Er is een kennisachterstand voor de behandeling met radionucliden, die moet worden ingehaald, vindt Nijsen. “Wij willen laten zien dat er een grote verbeteringsstap te zetten is bij deze behandelingen. Kankerpatiënten worden al meer dan een halve eeuw behandeld met externe radiotherapie, en er zijn dikke handboeken geschreven over alle mogelijke variabelen. Voor radionuclidentherapie, met name over de mogelijke isotopen, bestaat zo’n handboek nog niet. Met dit onderzoek hopen we een bijdrage te leveren aan de patiëntenzorg: door radionuclidentherapieën beter, toegankelijker en persoonlijker te maken.”

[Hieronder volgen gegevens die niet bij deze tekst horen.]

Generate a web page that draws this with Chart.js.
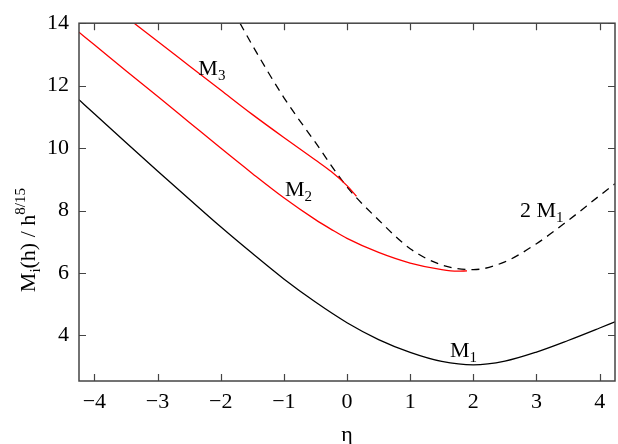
<!DOCTYPE html>
<html>
<head>
<meta charset="utf-8">
<script src="https://cdn.jsdelivr.net/npm/chart.js@4.4.1/dist/chart.umd.min.js"></script>
<style>
  html, body { margin: 0; padding: 0; background: #fff; }
  #wrap { width: 618px; height: 444px; }
</style>
</head>
<body>
<div id="wrap"><canvas id="chart" width="618" height="444"></canvas></div>
<script>
// values
const etaM1 = [-4.243, -4, -3.5, -3, -2.5, -2, -1.5, -1, -0.5, 0, 0.5, 1, 1.5, 2, 2.5, 3, 3.5, 4, 4.243]
const valM1 = [11.55, 11.10, 10.18, 9.27, 8.37, 7.48, 6.63, 5.81, 5.07, 4.41, 3.87, 3.46, 3.17, 3.06, 3.18, 3.47, 3.84, 4.24, 4.44]

const etaM2 = [-4.243, -4, -3.5, -3, -2.5, -2, -1.5, -1, -0.5, -0.25, 0, 0.5, 1, 1.5, 1.75, 1.9]
const valM2 = [13.71, 13.31, 12.48, 11.66, 10.83, 10.00, 9.19, 8.41, 7.71, 7.40, 7.11, 6.66, 6.32, 6.11, 6.06, 6.07]

const etaM3 = [-3.37, -3, -2.5, -2, -1.5, -1, -0.5, -0.25, 0, 0.15]
const valM3 = [14.0, 13.42, 12.64, 11.86, 11.08, 10.34, 9.62, 9.25, 8.80, 8.46]

const eta2M1 = [-1.694, -1.5, -1, -0.5, 0, 0.5, 1, 1.5, 2, 2.5, 3, 3.5, 4, 4.243]
const val2M1 = [14.0, 13.30, 11.62, 10.18, 8.76, 7.70, 6.78, 6.26, 6.11, 6.36, 6.94, 7.68, 8.48, 8.86]

const xTickValues = [-4, -3, -2, -1, 0, 1, 2, 3, 4]
const yTickValues = [4, 6, 8, 10, 12, 14]

const curveLabels = [
  { x: -2.354, y: 12.35, parts: [["M", ""], ["3", "sub"]] },
  { x: -0.982, y: 8.47, parts: [["M", ""], ["2", "sub"]] },
  { x: 2.738, y: 7.80, parts: [["2 M", ""], ["1", "sub"]] },
  { x: 1.630, y: 3.32, parts: [["M", ""], ["1", "sub"]] },
]

const FONT = "'Liberation Serif', 'Times New Roman', serif"
const BASE = 22
const SMALL = 15

Chart.defaults.font.family = FONT
Chart.defaults.font.size = BASE
Chart.defaults.color = "#000"

function points(xs, ys) {
  return xs.map((x, i) => ({ x, y: ys[i] }))
}

function richWidth(ctx, parts) {
  let w = 0
  for (const [t, kind] of parts) {
    ctx.font = (kind ? SMALL : BASE) + "px " + FONT
    w += ctx.measureText(t).width
  }
  return w
}

function drawRich(ctx, parts, x, y) {
  let cx = x
  for (const [t, kind] of parts) {
    const dy = kind === "sub" ? 5 : kind === "sup" ? -10 : 0
    ctx.font = (kind ? SMALL : BASE) + "px " + FONT
    ctx.fillText(t, cx, y + dy)
    cx += ctx.measureText(t).width
  }
}

// frame, inward ticks, curve names and axis titles
const decorations = {
  id: "decorations",
  afterDatasetsDraw(chart) {
    const { ctx, chartArea: a, scales } = chart
    ctx.save()
    ctx.strokeStyle = "#444"
    ctx.lineWidth = 1.5
    ctx.strokeRect(a.left, a.top, a.right - a.left, a.bottom - a.top)

    ctx.lineWidth = 1.2
    ctx.beginPath()
    for (const v of xTickValues) {
      const px = Math.round(scales.x.getPixelForValue(v)) + 0.5
      ctx.moveTo(px, a.bottom); ctx.lineTo(px, a.bottom - 7)
      ctx.moveTo(px, a.top); ctx.lineTo(px, a.top + 7)
    }
    for (const v of yTickValues) {
      const py = Math.round(scales.y.getPixelForValue(v)) + 0.5
      ctx.moveTo(a.left, py); ctx.lineTo(a.left + 7, py)
      ctx.moveTo(a.right, py); ctx.lineTo(a.right - 7, py)
    }
    ctx.stroke()

    ctx.fillStyle = "#000"
    ctx.textAlign = "left"
    ctx.textBaseline = "alphabetic"
    for (const lab of curveLabels) {
      drawRich(ctx, lab.parts, scales.x.getPixelForValue(lab.x), scales.y.getPixelForValue(lab.y))
    }

    // y title
    const yTitle = [["M", ""], ["i", "sub"], ["(h) / h", ""], ["8/15", "sup"]]
    ctx.save()
    ctx.translate(35, (a.top + a.bottom) / 2 + 38)
    ctx.rotate(-Math.PI / 2)
    drawRich(ctx, yTitle, -richWidth(ctx, yTitle) / 2, 0)
    ctx.restore()

    // x title
    ctx.font = BASE + "px " + FONT
    ctx.textAlign = "center"
    ctx.fillText("η", (a.left + a.right) / 2, 441)
    ctx.restore()
  }
}

const lineStyle = {
  showLine: true,
  pointRadius: 0,
  borderWidth: 1.3,
  cubicInterpolationMode: "monotone",
  fill: false,
}

new Chart(document.getElementById("chart"), {
  type: "scatter",
  data: {
    datasets: [
      { ...lineStyle, label: "M1", data: points(etaM1, valM1), borderColor: "#000" },
      { ...lineStyle, label: "M2", data: points(etaM2, valM2), borderColor: "#ff0000" },
      { ...lineStyle, label: "M3", data: points(etaM3, valM3), borderColor: "#ff0000" },
      { ...lineStyle, label: "2 M1", data: points(eta2M1, val2M1), borderColor: "#000", borderDash: [8, 6] },
    ]
  },
  options: {
    responsive: false,
    animation: false,
    layout: { padding: { top: 12, right: 3, left: 0, bottom: 0 } },
    plugins: {
      legend: { display: false },
      tooltip: { enabled: false },
    },
    scales: {
      x: {
        type: "linear",
        min: -4.243,
        max: 4.243,
        afterBuildTicks: s => { s.ticks = xTickValues.map(v => ({ value: v })) },
        afterFit: s => { s.height = 63 },
        grid: { display: false, drawTicks: false },
        border: { display: false },
        ticks: {
          color: "#000",
          padding: 8,
          maxRotation: 0,
          font: { family: FONT, size: BASE },
          callback: v => String(v).replace("-", "\u2212"),
        }
      },
      y: {
        type: "linear",
        min: 2.543,
        max: 14,
        afterBuildTicks: s => { s.ticks = yTickValues.map(v => ({ value: v })) },
        afterFit: s => { s.width = 79 },
        grid: { display: false, drawTicks: false },
        border: { display: false },
        ticks: {
          color: "#000",
          padding: 10,
          font: { family: FONT, size: BASE },
        }
      }
    }
  },
  plugins: [decorations]
})
</script>
</body>
</html>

Het UNRANU-project is gehonoreerd binnen het NWO Perspectief-programma, en is een samenwerking tussen het Radboudumc, de TU Delft, het Erasmus MC, het RIVM, Oncode Institute, de Vereniging van Nucleaire Geneeskunde, de Nederlandse Leverpatiënten Vereniging, de Nederlandse Prostaatkanker Stichting, Stichting Darmkanker, het Wetenschapsknooppunt, Meander Medisch Centrum, Reinier de Graaf Ziekenhuis, en de bedrijven AlfaRIM, HUB Organoids, MILabs, NRG, PALLAS, Quirem Medical (Terumo), RTM, Siemens Healthineers, TerThera, URENCO, Von Gahlen en VSL.
Frank Nijsen is naast zijn werk als hoofdonderzoeker in het Radboudumc ook deeltijd wetenschappelijk adviseur bij Terumo.